When the pandemic hit, Wells Fargo was already struggling to overcome a four-year-old fake-accounts scandal that has weighed on its business lines. Revenue in each of the bank’s business units fell in the second quarter compared with a year earlier.

The bank brought in Mr. Scharf last fall to help improve its reputation and get businesses back on track. He has prioritized resolving outstanding regulatory issues and restructuring the business lines.

Bowing to the profit pressure, the bank also said it expects to cut its quarterly dividend to 10 cents from 51 cents. The Federal Reserve told banks last month that they couldn’t pay out dividends in excess of their average profits over the last four quarters, causing Wells Fargo to say it would trim its dividend.
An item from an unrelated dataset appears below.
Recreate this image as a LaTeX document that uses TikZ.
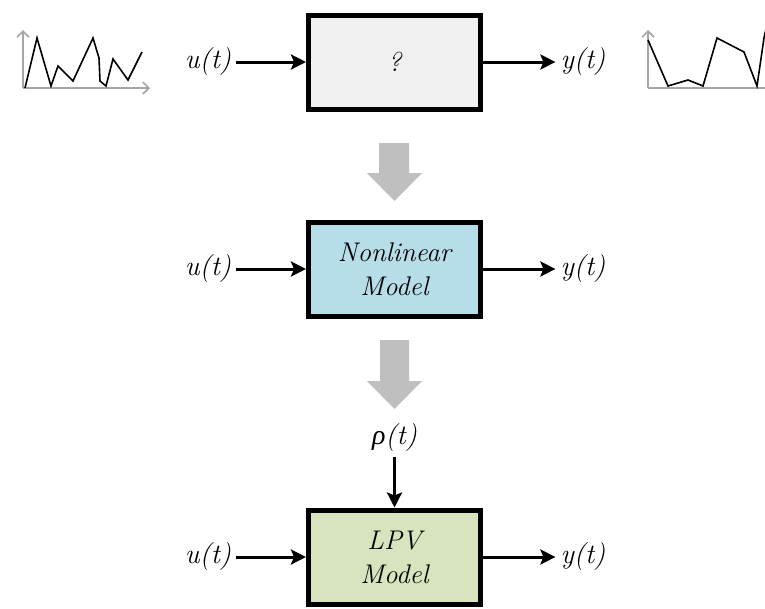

Wells Fargo’s shares have fallen by more than half since the start of the year, by far the worst performance among the largest U.S. banks.

The bank has leaned heavily on cost cuts in recent years. While that has been hard to do during a pandemic that has created additional expenses, executives have indicated that they plan to renew those efforts this year, including by cutting jobs. Chief Financial Officer John Shrewsberry said last month that the bank wants to get “our total head count to as lean a state as we can responsibly operate.”

Expenses totaled $14.55 billion in the second quarter, up about 8% from $13.45 billion a year ago.

The bank’s net interest income fell 18% from a year ago to $9.88 billion, while its noninterest income fell 16% to $7.96 billion.